======== MATERIAL ========

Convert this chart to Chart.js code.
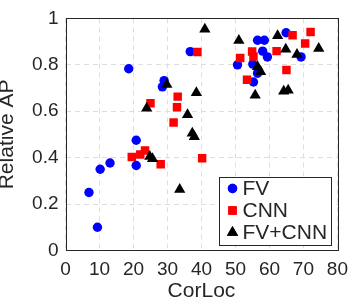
<!DOCTYPE html>
<html>
<head>
<meta charset="utf-8">
<script src="https://cdn.jsdelivr.net/npm/chart.js@4"></script>
<style>
  html, body { margin: 0; padding: 0; background: #fff; }
  #wrap { width: 356px; height: 307px; }
</style>
</head>
<body>
<div id="wrap"><canvas id="scatter"></canvas></div>
<script>
// values
const fvCorLoc = [6.9, 9.4, 10.2, 13.1, 20.8, 20.8, 18.6, 29.0, 28.5, 36.7, 50.6, 56.5, 58.5, 58.0, 59.4, 55.1, 56.5, 55.3, 64.9, 69.3];
const fvAP = [0.25, 0.10, 0.35, 0.377, 0.475, 0.366, 0.783, 0.732, 0.705, 0.857, 0.80, 0.906, 0.906, 0.859, 0.834, 0.803, 0.764, 0.726, 0.938, 0.834];

const cnnCorLoc = [19.5, 22.0, 23.4, 28.0, 25.0, 33.0, 32.8, 31.8, 38.8, 40.2, 51.4, 54.9, 55.3, 53.4, 62.1, 66.8, 70.5, 72.1, 65.0];
const cnnAP = [0.403, 0.414, 0.431, 0.372, 0.634, 0.663, 0.617, 0.551, 0.855, 0.397, 0.829, 0.857, 0.836, 0.736, 0.859, 0.927, 0.892, 0.941, 0.778];

const bothCorLoc = [24.8, 25.6, 33.6, 23.9, 29.8, 35.9, 37.3, 37.9, 38.5, 41.0, 51.0, 62.4, 64.8, 68.1, 74.5, 56.5, 57.4, 55.8, 64.2, 65.5];
const bothAP = [0.405, 0.395, 0.263, 0.613, 0.715, 0.585, 0.505, 0.49, 0.68, 0.953, 0.905, 0.925, 0.867, 0.844, 0.87, 0.792, 0.77, 0.669, 0.686, 0.69];

const xTicks = [0, 10, 20, 30, 40, 50, 60, 70, 80];
const yTicks = [0, 0.2, 0.4, 0.6, 0.8, 1];

const textColor = '#262626';
const fontFamily = '"Liberation Sans", Arial, Helvetica, sans-serif';

const toPoints = (xs, ys) => xs.map((x, i) => ({ x: x, y: ys[i] }));

// MATLAB style box around the axes
const boxPlugin = {
  id: 'axesBox',
  beforeDatasetsDraw(chart) {
    const { ctx, chartArea: a } = chart;
    ctx.save();
    ctx.strokeStyle = textColor;
    ctx.lineWidth = 1;
    ctx.setLineDash([]);
    ctx.strokeRect(Math.round(a.left) + 0.5, Math.round(a.top) + 0.5,
      Math.round(a.right - a.left), Math.round(a.bottom - a.top));
    ctx.restore();
  }
};

// legend drawn inside the lower right corner
const insideLegend = {
  id: 'insideLegend',
  afterDatasetsDraw(chart) {
    const { ctx, chartArea: a } = chart;
    const w = 112, h = 68;
    const left = Math.round(a.right - 6 - w) + 0.5;
    const top = Math.round(a.bottom - 6 - h) + 0.5;
    ctx.save();
    ctx.fillStyle = '#fff';
    ctx.fillRect(left, top, w, h);
    ctx.strokeStyle = textColor;
    ctx.lineWidth = 1;
    ctx.strokeRect(left, top, w, h);
    ctx.font = '21px ' + fontFamily;
    ctx.textBaseline = 'middle';
    chart.data.datasets.forEach((ds, i) => {
      const y = top + 11 + i * 22;
      ctx.fillStyle = ds.backgroundColor;
      Chart.helpers.drawPoint(ctx, {
        pointStyle: ds.pointStyle,
        radius: ds.pointRadius,
        rotation: 0,
        borderWidth: 0
      }, left + 13, y);
      ctx.fill();
      ctx.fillStyle = textColor;
      ctx.fillText(ds.label, left + 23, y + 1);
    });
    ctx.restore();
  }
};

new Chart(document.getElementById('scatter'), {
  type: 'scatter',
  data: {
    datasets: [
      {
        label: 'FV',
        data: toPoints(fvCorLoc, fvAP),
        pointStyle: 'circle',
        pointRadius: 4.7,
        backgroundColor: '#0000ff',
        borderColor: '#0000ff',
        borderWidth: 0,
        order: 2
      },
      {
        label: 'CNN',
        data: toPoints(cnnCorLoc, cnnAP),
        pointStyle: 'rect',
        pointRadius: 6,
        backgroundColor: '#ff0000',
        borderColor: '#ff0000',
        borderWidth: 0,
        order: 1
      },
      {
        label: 'FV+CNN',
        data: toPoints(bothCorLoc, bothAP),
        pointStyle: 'triangle',
        pointRadius: 6.5,
        backgroundColor: '#000000',
        borderColor: '#000000',
        borderWidth: 0,
        order: 0
      }
    ]
  },
  options: {
    responsive: true,
    maintainAspectRatio: false,
    animation: false,
    layout: { padding: { top: 12, right: 13, left: 0, bottom: 0 } },
    plugins: {
      legend: { display: false },
      tooltip: { enabled: false }
    },
    scales: {
      x: {
        type: 'linear',
        min: 0,
        max: 80,
        afterFit(scale) { scale.height = 56.5; },
        afterBuildTicks(scale) { scale.ticks = xTicks.map(v => ({ value: v })); },
        grid: {
          color: '#dedede',
          drawTicks: false
        },
        border: { display: false, dash: [5, 4] },
        ticks: {
          color: textColor,
          font: { family: fontFamily, size: 19 },
          padding: 8
        },
        title: {
          display: true,
          text: 'CorLoc',
          color: textColor,
          font: { family: fontFamily, size: 21, lineHeight: 1 },
          padding: { top: 0, bottom: 5 }
        }
      },
      y: {
        type: 'linear',
        min: 0,
        max: 1,
        afterFit(scale) { scale.width = 65.5; },
        afterBuildTicks(scale) { scale.ticks = yTicks.map(v => ({ value: v })); },
        grid: {
          color: '#dedede',
          drawTicks: false
        },
        border: { display: false, dash: [5, 4] },
        ticks: {
          color: textColor,
          font: { family: fontFamily, size: 19 },
          padding: 7,
          callback: v => String(Number(v.toFixed(1)))
        },
        title: {
          display: true,
          text: 'Relative AP',
          color: textColor,
          font: { family: fontFamily, size: 21, lineHeight: 0.65 },
          padding: { top: 0, bottom: 0 }
        }
      }
    }
  },
  plugins: [boxPlugin, insideLegend]
});
</script>
</body>
</html>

========

# WORK TO COMPLETE
The lines from the top of the data above through the one holding "Arial, Helvetica, sans-serif';" are to be repeated exactly, and only those, with no pictures.

# COMPLETED TASK
Convert this chart to Chart.js code.
<!DOCTYPE html>
<html>
<head>
<meta charset="utf-8">
<script src="https://cdn.jsdelivr.net/npm/chart.js@4"></script>
<style>
  html, body { margin: 0; padding: 0; background: #fff; }
  #wrap { width: 356px; height: 307px; }
</style>
</head>
<body>
<div id="wrap"><canvas id="scatter"></canvas></div>
<script>
// values
const fvCorLoc = [6.9, 9.4, 10.2, 13.1, 20.8, 20.8, 18.6, 29.0, 28.5, 36.7, 50.6, 56.5, 58.5, 58.0, 59.4, 55.1, 56.5, 55.3, 64.9, 69.3];
const fvAP = [0.25, 0.10, 0.35, 0.377, 0.475, 0.366, 0.783, 0.732, 0.705, 0.857, 0.80, 0.906, 0.906, 0.859, 0.834, 0.803, 0.764, 0.726, 0.938, 0.834];

const cnnCorLoc = [19.5, 22.0, 23.4, 28.0, 25.0, 33.0, 32.8, 31.8, 38.8, 40.2, 51.4, 54.9, 55.3, 53.4, 62.1, 66.8, 70.5, 72.1, 65.0];
const cnnAP = [0.403, 0.414, 0.431, 0.372, 0.634, 0.663, 0.617, 0.551, 0.855, 0.397, 0.829, 0.857, 0.836, 0.736, 0.859, 0.927, 0.892, 0.941, 0.778];

const bothCorLoc = [24.8, 25.6, 33.6, 23.9, 29.8, 35.9, 37.3, 37.9, 38.5, 41.0, 51.0, 62.4, 64.8, 68.1, 74.5, 56.5, 57.4, 55.8, 64.2, 65.5];
const bothAP = [0.405, 0.395, 0.263, 0.613, 0.715, 0.585, 0.505, 0.49, 0.68, 0.953, 0.905, 0.925, 0.867, 0.844, 0.87, 0.792, 0.77, 0.669, 0.686, 0.69];

const xTicks = [0, 10, 20, 30, 40, 50, 60, 70, 80];
const yTicks = [0, 0.2, 0.4, 0.6, 0.8, 1];

const textColor = '#262626';
const fontFamily = '"Liberation Sans", Arial, Helvetica, sans-serif';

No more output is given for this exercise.